Any honest PhD candidate will tell you that our work can be isolating. Even though a great deal of our work involves interaction (teaching, office hours, comparing notes with colleagues, attending lectures, and sometimes venting with other students about how we never have enough time), the majority of our work requires great stretches of time spent alone. As I prepared for my historical and conceptual field exams this year, I often found myself sitting alone at my dining room table.
Or alone in my office.
Or alone in the library.
After several weeks of this, I began to think of Harry Potter every time I sat down to work: “I’ll be in my bedroom, making no noise and pretending I’m not there.”
Staring at my notes, I knew I had written those words and I had stressed over those sentences, but I began to feel lost in the jargon and rhetoric. I found the spaces between words, the absence and the lack of signification, more representative of myself than my actual thoughts.
I feel strongly about my work. I wouldn’t be able to study, teach, or write if I didn’t feel strongly about it. Nevertheless, it doesn’t always allow for community. Before I can talk to my professor about the changes I need to make to my prospectus or ask a friend to read over a few paragraphs for me, I have to sit by myself and write. I have to be alone.

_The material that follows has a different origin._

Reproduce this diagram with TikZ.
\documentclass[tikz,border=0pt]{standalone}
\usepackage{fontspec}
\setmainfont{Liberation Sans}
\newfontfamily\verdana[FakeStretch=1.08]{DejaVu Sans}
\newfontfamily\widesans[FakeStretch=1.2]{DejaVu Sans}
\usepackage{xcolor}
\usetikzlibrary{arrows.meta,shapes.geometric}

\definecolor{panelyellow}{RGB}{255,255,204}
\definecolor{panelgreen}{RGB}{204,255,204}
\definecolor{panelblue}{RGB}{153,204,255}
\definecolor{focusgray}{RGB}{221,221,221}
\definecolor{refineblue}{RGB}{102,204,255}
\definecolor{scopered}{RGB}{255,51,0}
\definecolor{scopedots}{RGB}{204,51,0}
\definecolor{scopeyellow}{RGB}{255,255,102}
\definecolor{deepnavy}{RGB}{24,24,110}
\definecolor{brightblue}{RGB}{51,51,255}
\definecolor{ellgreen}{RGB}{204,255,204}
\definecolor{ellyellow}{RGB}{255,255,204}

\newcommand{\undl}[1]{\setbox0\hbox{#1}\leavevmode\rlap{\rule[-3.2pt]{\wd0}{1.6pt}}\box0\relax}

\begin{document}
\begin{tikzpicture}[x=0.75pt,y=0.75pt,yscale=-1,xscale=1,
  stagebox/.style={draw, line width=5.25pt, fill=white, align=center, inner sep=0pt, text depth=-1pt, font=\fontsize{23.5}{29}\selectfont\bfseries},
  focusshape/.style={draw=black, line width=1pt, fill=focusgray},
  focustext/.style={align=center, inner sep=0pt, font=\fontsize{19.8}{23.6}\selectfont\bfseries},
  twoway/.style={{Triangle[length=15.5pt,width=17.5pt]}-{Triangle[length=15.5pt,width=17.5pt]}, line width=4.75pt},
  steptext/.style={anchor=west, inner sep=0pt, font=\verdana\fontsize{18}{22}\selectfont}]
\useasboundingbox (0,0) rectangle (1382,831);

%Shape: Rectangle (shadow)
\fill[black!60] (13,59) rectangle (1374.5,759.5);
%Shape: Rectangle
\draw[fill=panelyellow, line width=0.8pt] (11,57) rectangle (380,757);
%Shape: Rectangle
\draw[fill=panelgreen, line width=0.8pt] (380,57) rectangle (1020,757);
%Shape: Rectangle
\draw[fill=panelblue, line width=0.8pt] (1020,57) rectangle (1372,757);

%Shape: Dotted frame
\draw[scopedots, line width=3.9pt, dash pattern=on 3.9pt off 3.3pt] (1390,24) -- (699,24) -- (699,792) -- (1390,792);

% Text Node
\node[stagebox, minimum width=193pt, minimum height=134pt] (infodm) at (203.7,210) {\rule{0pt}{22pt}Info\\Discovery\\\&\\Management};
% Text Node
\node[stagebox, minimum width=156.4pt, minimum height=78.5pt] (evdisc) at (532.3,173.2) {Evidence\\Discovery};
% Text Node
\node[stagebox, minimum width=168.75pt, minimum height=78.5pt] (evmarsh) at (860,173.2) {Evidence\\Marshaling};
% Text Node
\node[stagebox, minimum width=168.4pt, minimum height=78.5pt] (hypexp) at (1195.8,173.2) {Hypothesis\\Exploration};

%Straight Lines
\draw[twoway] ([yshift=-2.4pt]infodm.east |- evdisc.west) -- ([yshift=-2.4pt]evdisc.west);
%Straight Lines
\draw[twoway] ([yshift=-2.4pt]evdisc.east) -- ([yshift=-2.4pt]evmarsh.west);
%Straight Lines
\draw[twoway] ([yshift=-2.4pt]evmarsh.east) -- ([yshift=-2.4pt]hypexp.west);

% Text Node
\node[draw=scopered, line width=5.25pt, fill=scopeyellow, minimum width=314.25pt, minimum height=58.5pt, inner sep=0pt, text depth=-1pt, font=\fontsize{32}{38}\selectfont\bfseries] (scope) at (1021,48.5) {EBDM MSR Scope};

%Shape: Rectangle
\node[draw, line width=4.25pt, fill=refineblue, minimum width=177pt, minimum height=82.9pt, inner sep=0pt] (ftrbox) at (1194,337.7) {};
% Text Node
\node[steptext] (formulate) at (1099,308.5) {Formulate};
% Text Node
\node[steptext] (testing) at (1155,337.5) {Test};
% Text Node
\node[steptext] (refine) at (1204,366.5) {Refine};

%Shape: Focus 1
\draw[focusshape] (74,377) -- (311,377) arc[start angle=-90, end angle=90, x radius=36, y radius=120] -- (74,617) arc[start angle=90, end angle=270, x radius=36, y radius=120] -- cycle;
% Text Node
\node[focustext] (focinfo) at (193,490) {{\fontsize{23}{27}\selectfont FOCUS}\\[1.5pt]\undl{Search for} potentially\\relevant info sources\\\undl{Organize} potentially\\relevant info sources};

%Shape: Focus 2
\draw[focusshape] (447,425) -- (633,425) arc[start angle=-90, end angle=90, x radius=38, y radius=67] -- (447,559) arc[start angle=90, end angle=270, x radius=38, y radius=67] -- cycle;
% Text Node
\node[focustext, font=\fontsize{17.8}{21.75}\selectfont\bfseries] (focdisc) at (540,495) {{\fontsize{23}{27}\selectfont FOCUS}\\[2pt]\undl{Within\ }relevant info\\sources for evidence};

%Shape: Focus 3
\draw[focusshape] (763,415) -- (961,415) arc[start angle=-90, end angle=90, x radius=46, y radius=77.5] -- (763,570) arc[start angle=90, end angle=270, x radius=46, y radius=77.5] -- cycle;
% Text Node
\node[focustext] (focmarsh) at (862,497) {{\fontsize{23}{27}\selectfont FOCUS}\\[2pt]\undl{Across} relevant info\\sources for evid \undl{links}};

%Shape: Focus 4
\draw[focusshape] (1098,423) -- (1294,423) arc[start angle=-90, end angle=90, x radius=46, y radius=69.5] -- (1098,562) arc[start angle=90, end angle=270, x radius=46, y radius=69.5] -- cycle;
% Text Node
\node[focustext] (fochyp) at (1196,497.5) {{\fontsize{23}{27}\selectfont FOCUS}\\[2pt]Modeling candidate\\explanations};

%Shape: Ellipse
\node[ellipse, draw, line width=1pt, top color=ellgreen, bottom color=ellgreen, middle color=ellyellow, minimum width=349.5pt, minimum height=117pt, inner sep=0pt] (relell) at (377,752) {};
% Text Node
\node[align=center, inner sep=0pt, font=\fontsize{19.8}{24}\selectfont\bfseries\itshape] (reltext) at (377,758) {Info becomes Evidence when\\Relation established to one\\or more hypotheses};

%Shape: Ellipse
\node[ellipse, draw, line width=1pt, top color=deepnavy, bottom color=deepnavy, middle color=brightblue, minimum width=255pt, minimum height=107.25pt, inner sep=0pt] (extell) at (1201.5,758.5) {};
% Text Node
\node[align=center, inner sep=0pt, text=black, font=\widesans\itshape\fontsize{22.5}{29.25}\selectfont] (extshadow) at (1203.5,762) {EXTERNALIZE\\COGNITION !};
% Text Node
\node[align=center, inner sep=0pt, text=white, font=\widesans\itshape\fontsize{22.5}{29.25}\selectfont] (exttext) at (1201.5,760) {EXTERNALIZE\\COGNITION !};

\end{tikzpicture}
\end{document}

The chance to sit and think, to park myself and ponder isn’t a privilege I take lightly. Still, when you’re sitting alone, you become very self-focused. You can hear the outside world bustling around you, but sometimes you have to ignore it. The deadline beckons. Consequently, you begin to wonder, ‘what am I doing, why am I doing this, and who am I doing this for?’
It becomes incredibly difficult to unwind your work from yourself. It becomes a challenge to see where the work ends and your life begins. It becomes a trial to separate yourself from the ideas you’ve been turning around in your head for years. Not seeing your work as inextricably tied to your self worth becomes nearly impossible when it’s been you, a room, and a computer for days on end.
And that isn’t necessarily healthy.
We’re created for communion. It’s not good for man or woman to be alone.
My cousin and I share emails back and forth occasionally to talk about every day life, politics, marriage, foolishness we find on Facebook, and whatever else crosses our minds. During one of these exchanges, she asked about my work. When I explained my dissertation project to her, she told me I should check out what scripture had to say on the matter. To her, it may have been a small suggestion, but it reminded me of something that is incredibly easy to forget: writing is an act of conversation and conversion. Writing adapts intangible thought into speech. Writing produces change in the reader. Scripture is God’s way of communicating with us. Through writing, God sought to convey a message to us.
Yes, readers have to infer tone, inflection, and emphasis from any sentence they read, but when writers write, they write to speak, to talk, to tell, and to say.
When we write, we communicate. We are in communion with others.
If I can readjust my vision, if I can look past the computer and see the outside world, then I should be able to answer my own questions.
What am I doing? Having a conversation.
Why am I doing this? You have something you want to say.
Who am I doing this for? Whatever I do, I will work at it with my whole being, for the Lord and not for men.